Smart people saying smart things (9.16)

Smart people saying smart things (9.16) September 16, 2014

Jane Van Galen, “What Is It That I Want?”

I know what I do not want:  Narratives in which the wealthy are held up as model parents who upon hearing of the dangers of the modern world, “go right out” to provide acres of weekend woods for their children; narratives that invite us to admire their paint colors and beautiful windows and solid black granite bathtub without asking too many questions about how it is that relatively young parents can ensure that their child has access to acres of his own private salamanders, and especially not to ask too many questions about how all children might have room to grow and thrive.

Armstrong

Drew G.I. Hart, “Beyond a white privilege model”

Since Jesus’ Kingdom centralized those who have been marginalized and oppressed, the Church must follow that lead. Christians from dominant culture can no longer follow the lead of mainstream and popular Christianity. Instead, they must find Jesus among the least of these, and follow after him. Dominant culture’s portrayal of Jesus will always be domesticated, sometimes looking like Uncle Sam, a good citizen, or often just a glimpse of the person we see in the mirror every day. The Americanized and assimilated Jesus must be rejected for the Jesus that brought good news to the poor and came to liberate the oppressed. This will only be found by dropping everything, and immediately following Jesus into solidarity with the oppressed. That is, our lives must no longer be aligned with the white hegemonic social order, and must be grounded among the most vulnerable of society, including those that have been historically oppressed by race, class, or gender in America. Jesus’ reign is made visible when the oppressed are privileged at the table of Christ, and where oppressors have repented of their way of life and joined in Christ’s vulnerability in a world that can’t recognize him. It is a new solidarity of being with ‘the little ones’ and allowing them to help reteach what it means to be made in the image of God.

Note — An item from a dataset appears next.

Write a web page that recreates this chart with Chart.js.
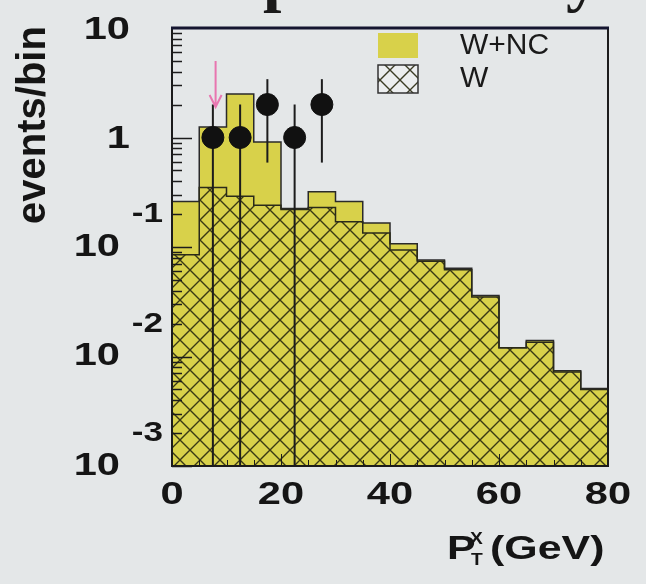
<!DOCTYPE html>
<html><head><meta charset="utf-8">
<script src="https://cdn.jsdelivr.net/npm/chart.js@4"></script>
<style>html,body{margin:0;padding:0;background:#e4e7e8;}#wrap{width:646px;height:584px;position:relative;}</style>
</head><body><div id="wrap"><canvas id="c" width="646" height="584"></canvas></div>
<script>
// ---- data ----
const binEdges = [0,5,10,15,20,25,30,35,40,45,50,55,60,65,70,75,80];
const wncCounts = [0.26,1.25,2.5,0.91,0.225,0.32,0.26,0.166,0.107,0.076,0.064,0.036,0.012,0.014,0.0074,0.0051];
const wCounts   = [0.085,0.35,0.29,0.24,0.22,0.23,0.17,0.134,0.094,0.074,0.062,0.035,0.012,0.0135,0.0072,0.005];
const dataX   = [7.5,12.5,17.5,22.5,27.5];
const dataY   = [1,1,2,1,2];
const dataErr = [1,1,1.41,1,1.41];
const arrowX = 8, arrowFrom = 5, arrowTo = 1.9;
const yTickValues = [10,1,0.1,0.01,0.001];
const yTickBase   = ['10','1','10','10','10'];
const yTickExp    = ['','','-1','-2','-3'];
const xTickValues = [0,20,40,60,80];
const xTickLabels = ['0','20','40','60','80'];
const legendLabels = ['W+NC','W'];
const titleText = 'preliminary';
const yTitle = 'events/bin';

const YELLOW = '#d8d14a';
const DARK = '#1c1c1c';

function stepPoints(counts){
  return binEdges.map((e,i)=>({x:e, y:counts[Math.min(i,counts.length-1)]}));
}
function makeHatch(bg){
  const s = 20, c = document.createElement('canvas');
  c.width = s; c.height = s;
  const g = c.getContext('2d');
  if (bg){ g.fillStyle = bg; g.fillRect(0,0,s,s); }
  g.strokeStyle = 'rgba(40,40,15,0.9)'; g.lineWidth = 1.4;
  g.beginPath();
  g.moveTo(-2,-2); g.lineTo(s+2,s+2);
  g.moveTo(-2,s+2); g.lineTo(s+2,-2);
  g.stroke();
  return g.createPattern(c,'repeat');
}
const hatch = makeHatch(null);
const hatchLegend = makeHatch('#eceeef');

function txt(ctx, s, x, y, font, align, sx){
  ctx.save();
  ctx.font = font; ctx.textBaseline = 'middle';
  const w = ctx.measureText(s).width * sx;
  let x0 = x;
  if (align==='right') x0 = x - w; else if (align==='center') x0 = x - w/2;
  ctx.translate(x0, y); ctx.scale(sx,1);
  ctx.textAlign = 'left';
  ctx.fillText(s, 0, 0);
  ctx.restore();
}

const decor = {
  id:'decor',
  beforeDatasetDraw(chart, args){
    if (args.index !== 0) return;
    const ctx = chart.ctx, xs = chart.scales.x, ys = chart.scales.y, a = chart.chartArea;
    ctx.save();
    ctx.strokeStyle = DARK; ctx.lineWidth = 2;
    dataX.forEach((xv,i)=>{
      const px = xs.getPixelForValue(xv);
      const hi = ys.getPixelForValue(dataY[i]+dataErr[i]);
      const lowV = dataY[i]-dataErr[i];
      const lo = lowV > 0 ? ys.getPixelForValue(lowV) : a.bottom;
      ctx.beginPath(); ctx.moveTo(px, hi); ctx.lineTo(px, Math.min(lo, a.bottom)); ctx.stroke();
    });
    ctx.restore();
  },
  afterDraw(chart){
    const ctx = chart.ctx, xs = chart.scales.x, ys = chart.scales.y, a = chart.chartArea;
    ctx.save();
    // arrow
    const ax = xs.getPixelForValue(arrowX), ay0 = ys.getPixelForValue(arrowFrom), ay1 = ys.getPixelForValue(arrowTo);
    ctx.strokeStyle = 'rgba(232,105,170,0.9)'; ctx.lineWidth = 2;
    ctx.beginPath(); ctx.moveTo(ax, ay0); ctx.lineTo(ax, ay1);
    ctx.moveTo(ax-6, ay1-12); ctx.lineTo(ax, ay1); ctx.lineTo(ax+6, ay1-12); ctx.stroke();
    // frame
    ctx.strokeStyle = DARK; ctx.lineWidth = 2;
    ctx.strokeRect(a.left, a.top, a.right-a.left, a.bottom-a.top);
    ctx.strokeStyle = '#151530'; ctx.lineWidth = 3;
    ctx.beginPath(); ctx.moveTo(a.left-1, a.top); ctx.lineTo(a.right+1, a.top); ctx.stroke();
    // y ticks (log, inside)
    ctx.strokeStyle = DARK; ctx.lineWidth = 1.5;
    ctx.beginPath();
    for (let n=-3;n<=0;n++){
      for (let k=1;k<=9;k++){
        const v = k*Math.pow(10,n);
        const py = Math.round(ys.getPixelForValue(v))+0.5;
        const len = k===1 ? 20 : 10;
        ctx.moveTo(a.left, py); ctx.lineTo(a.left+len, py);
      }
    }
    ctx.stroke();
    // x ticks
    ctx.lineWidth = 1; ctx.beginPath();
    for (let v=0; v<=80; v+=5){
      const px = Math.round(xs.getPixelForValue(v))+0.5;
      const len = v%20===0 ? 12 : 6;
      ctx.moveTo(px, a.bottom); ctx.lineTo(px, a.bottom-len);
    }
    ctx.stroke();
    // tick labels
    ctx.fillStyle = '#151515';
    yTickValues.forEach((v,i)=>{
      const py = ys.getPixelForValue(v);
      if (!yTickExp[i]){
        txt(ctx, yTickBase[i], 130, py+2, 'bold 32px "Liberation Sans", Arial, sans-serif', 'right', 1.3);
      } else {
        txt(ctx, yTickBase[i], 120, py, 'bold 32px "Liberation Sans", Arial, sans-serif', 'right', 1.3);
        txt(ctx, yTickExp[i], 163, py-32, 'bold 27px "Liberation Sans", Arial, sans-serif', 'right', 1.3);
      }
    });
    xTickValues.forEach((v,i)=>{
      txt(ctx, xTickLabels[i], xs.getPixelForValue(v), 495, 'bold 32px "Liberation Sans", Arial, sans-serif', 'center', 1.3);
    });
    // x title
    txt(ctx, 'P', 447, 550, 'bold 33px "Liberation Sans", Arial, sans-serif', 'left', 1.3);
    txt(ctx, 'X', 470, 540, 'bold 16px "Liberation Sans", Arial, sans-serif', 'left', 1.2);
    txt(ctx, 'T', 471, 561, 'bold 16px "Liberation Sans", Arial, sans-serif', 'left', 1.2);
    txt(ctx, '(GeV)', 490, 550, 'bold 33px "Liberation Sans", Arial, sans-serif', 'left', 1.3);
    // y title
    ctx.save();
    ctx.translate(34, 125); ctx.rotate(-Math.PI/2);
    ctx.font = 'bold 40px "Liberation Sans", Arial, sans-serif';
    ctx.textAlign = 'center'; ctx.textBaseline = 'middle';
    ctx.fillText(yTitle, 0, 0);
    ctx.restore();
    // legend
    ctx.fillStyle = YELLOW; ctx.fillRect(378, 33, 40, 25);
    ctx.fillStyle = hatchLegend; ctx.fillRect(378, 65, 40, 28);
    ctx.strokeStyle = '#333'; ctx.lineWidth = 1.5; ctx.strokeRect(378, 65, 40, 28);
    ctx.fillStyle = '#1a1a1a';
    txt(ctx, legendLabels[0], 460, 46, '30px "Liberation Sans", Arial, sans-serif', 'left', 1.0);
    txt(ctx, legendLabels[1], 460, 79, '30px "Liberation Sans", Arial, sans-serif', 'left', 1.0);
    // cropped title
    ctx.font = 'bold 66px "Liberation Serif", "Times New Roman", serif';
    ctx.textAlign = 'left'; ctx.textBaseline = 'alphabetic';
    ctx.fillStyle = '#1a1a1a';
    ctx.fillText(titleText, 263, -1);
    ctx.restore();
  }
};

new Chart(document.getElementById('c'), {
  data: {
    datasets: [
      { type:'scatter', label:'data', data: dataX.map((x,i)=>({x, y:dataY[i]})),
        pointRadius:11, pointBackgroundColor:'#111', pointBorderColor:'#111', pointHoverRadius:11 },
      { type:'line', label: legendLabels[1], data: stepPoints(wCounts), stepped:true,
        borderColor:'#2a2a1a', borderWidth:1.5, pointRadius:0, fill:'start', backgroundColor: hatch },
      { type:'line', label: legendLabels[0], data: stepPoints(wncCounts), stepped:true,
        borderColor:'#2a2a2a', borderWidth:1.5, pointRadius:0, fill:'start', backgroundColor: YELLOW }
    ]
  },
  options: {
    responsive:false, animation:false, devicePixelRatio:1,
    layout:{ padding:{ left:172, top:28, right:38, bottom:118 } },
    plugins:{ legend:{display:false}, tooltip:{enabled:false} },
    scales:{
      x:{ type:'linear', min:0, max:80, display:false },
      y:{ type:'logarithmic', min:0.001, max:10, display:false }
    }
  },
  plugins:[decor]
});
</script></body></html>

Emily Bazelon, “Why I Don’t Call the Police”

In covering the law, I’ve had more chances than I want to remember to watch these patterns play out in people’s lives. It’s become pretty much a given for me that if the criminal justice system gets a hold of a black person, especially if he is poor, there is a terrible, heightened risk that it will try to crush him. I know we need law enforcement. I know most cops are good people who are trying to do their jobs. But the police have so much power. And often, they are not made to answer when they abuse it — even when, as it appears in Garner’s case, they broke their own rules.

W.E.B. Du Bois, “A Negro Nation Within a Nation”

The colored people of America are coming to face the fact quite calmly that most white Americans do not like them, and are planning neither for their survival, nor for their definite future if it involves free, self-assertive modern manhood. This does not mean all Americans. A saving few are worried about the Negro problem; a still larger group are not ill-disposed, but they fear prevailing public opinion. The great mass of Americans are, however, merely representatives of average humanity. They muddle along with their own affairs and scarcely can be expected to take seriously the affairs of strangers or people whom they partly fear and partly despise.

For many years it was the theory of most Negro leaders that this attitude was the insensibility of ignorance and inexperience, that white America did not know of or realize the continuing plight of the Negro. Accordingly, for the last two decades, we have striven by book and periodical, by speech and appeal, by various dramatic methods of agitation, to put the essential facts before the American people. Today there can be no doubt that Americans know the facts; and yet they remain for the most part indifferent and unmoved.